У кого в России много данных и одновременно денег на инновации? У государства в лице его министерств и ведомств, например, ФНС. У крупных «цифровых» банков. У телекоммуникационных компаний. У многопрофильных интернет-холдингов. У транспортных и логистических компаний. Хотя сегодня деления на отрасли условны – банки стремятся превратиться в финансовые экосистемы и создают свои или кооперируются со смежными услугами: розницей, транспортом, логистикой и т. п. И совершенно понятно стратегически, что развитие технологий ИИ поручено не академическим и отраслевым научно-исследовательским институтам (они, конечно, участвуют, но как соисполнители), а тем, кто способен объединить интеллектуальные и финансовые ресурсы с актуальными живыми данными. А это значит, что гонка за лидерство в ИИ в России будет не рыночной – пойдет охота не за компаниями и стартапами, а за командами.
Отбор технологов
Посадить технологическую часть вечноголодного стартапа на высокую зарплату в Сбербанк или Ростелеком сегодня гораздо проще и финансово, и бюрократически, чем заниматься слияниями и поглощениями – для государственных «монстров» покупка компаний гораздо более бюрократический процесс, чем найм сотрудников. А ненужных маркетологов и продавцов вместе с менеджментом можно и не брать: работа на рынке не предполагается, будет работа внутри компании по решению насущных задач, в которых ИИ-технологии станут использоваться не для продажи, а для повышения конкурентоспособности. В российских реалиях перекупить команду гораздо проще, чем, скажем, в американских – там попытка начать переговоры о слиянии или покупке продукта в процессе разобраться, кто в команде лучший, и забрать его с помощниками может стоить многомиллионных исков, проще компанию действительно купить. А в России устроить техническое совещание с производителем продукта и, получив паспортные данные участников для выдачи пропусков, связаться с ними и сделать предложение о работе типа «умножьте свою сегодняшнюю зарплату на 2 и выходите к нам» – обычная рутинная практика. Кто-то назовет это «Шарашкой 2.0», кто-то эффективным управлением дефицитными кадрами, но, так или иначе, концентрация технологической экспертизы в крупных окологосударственных межотраслевых холдингах уже идет полным ходом.
Китайский вариант
Уже сейчас видно, что развитие искусственного интеллекта в России будет идти скорее по китайскому, чем по американскому сценарию.
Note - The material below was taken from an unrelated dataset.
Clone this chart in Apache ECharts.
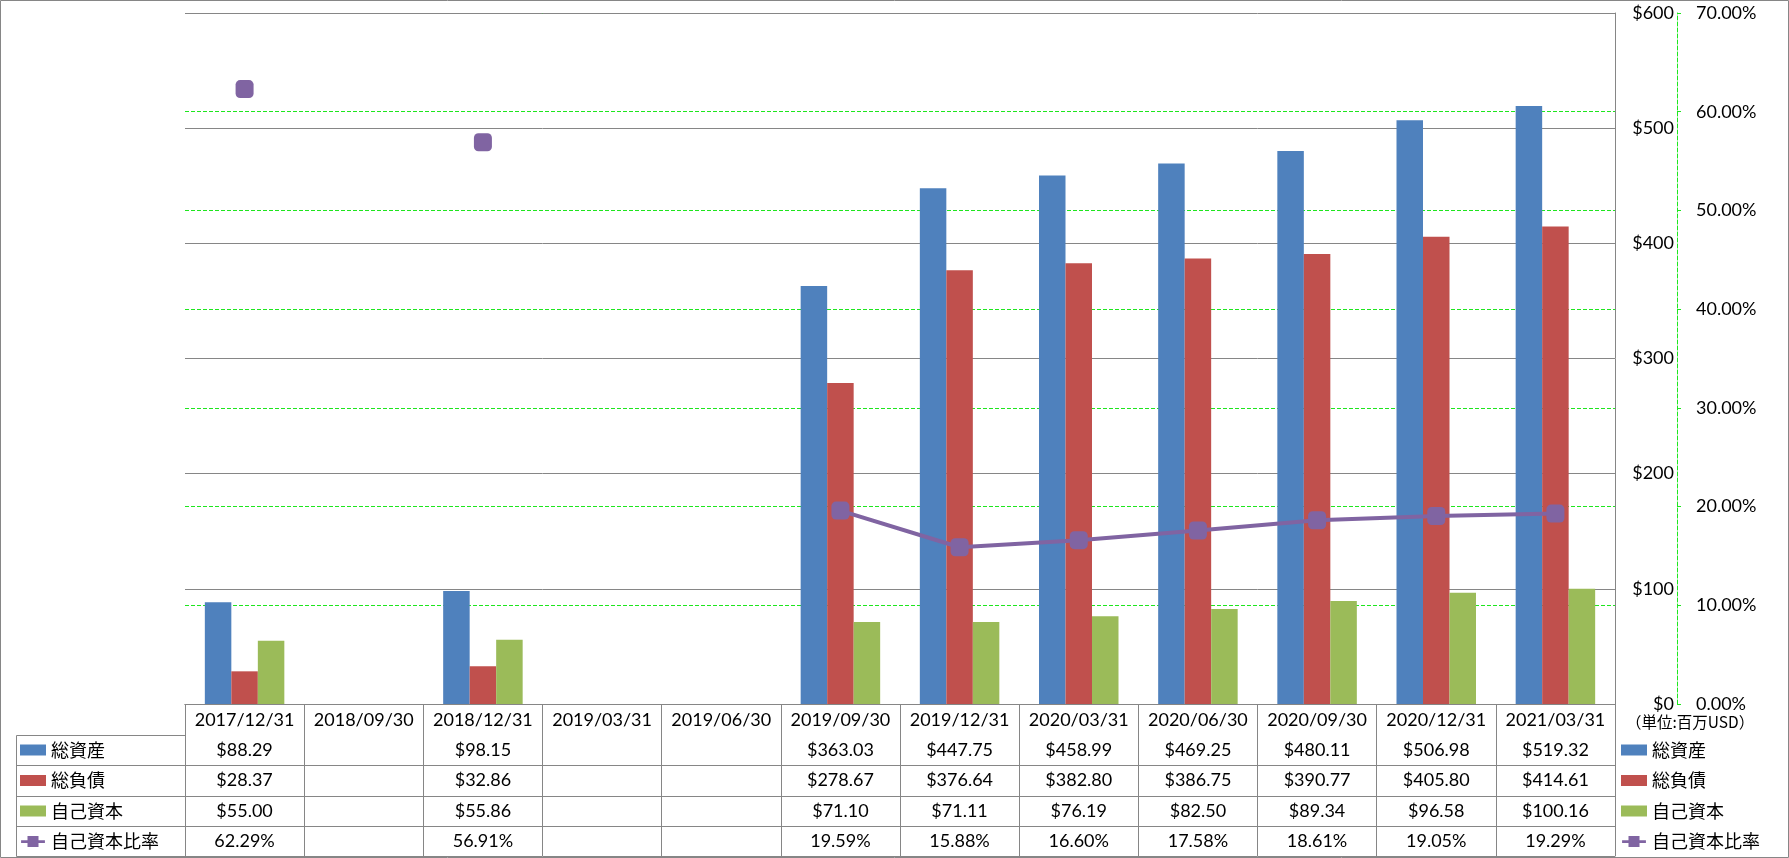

Централизация ресурсов (людей, денег и данных) в нескольких уполномоченных компаниях под управлением государства вместо свободного рынка и венчурного финансирования – как показывает опыт Китая, это не менее эффективная модель, чем рыночная. Такой подход должен кардинально поменять подход к созданию ИИ-стартапов в России – нет никакой надобности заниматься маркетингом, проверять гипотезы и искать финансирование, надо прокачивать технологии, патентовать их на инвестора, и искать связи с двумя-тремя потенциальными покупателями. Благо в этих покупателях есть специально выделенные под такие задачи люди. А в идеале – сначала найти потенциального покупателя, а потом уже начать инвестировать деньги в технологии.
Главное, чтобы внутри волшебных электрических пианино не сидел карлик-пианист, как это было принято в инновациях далекого прошлого.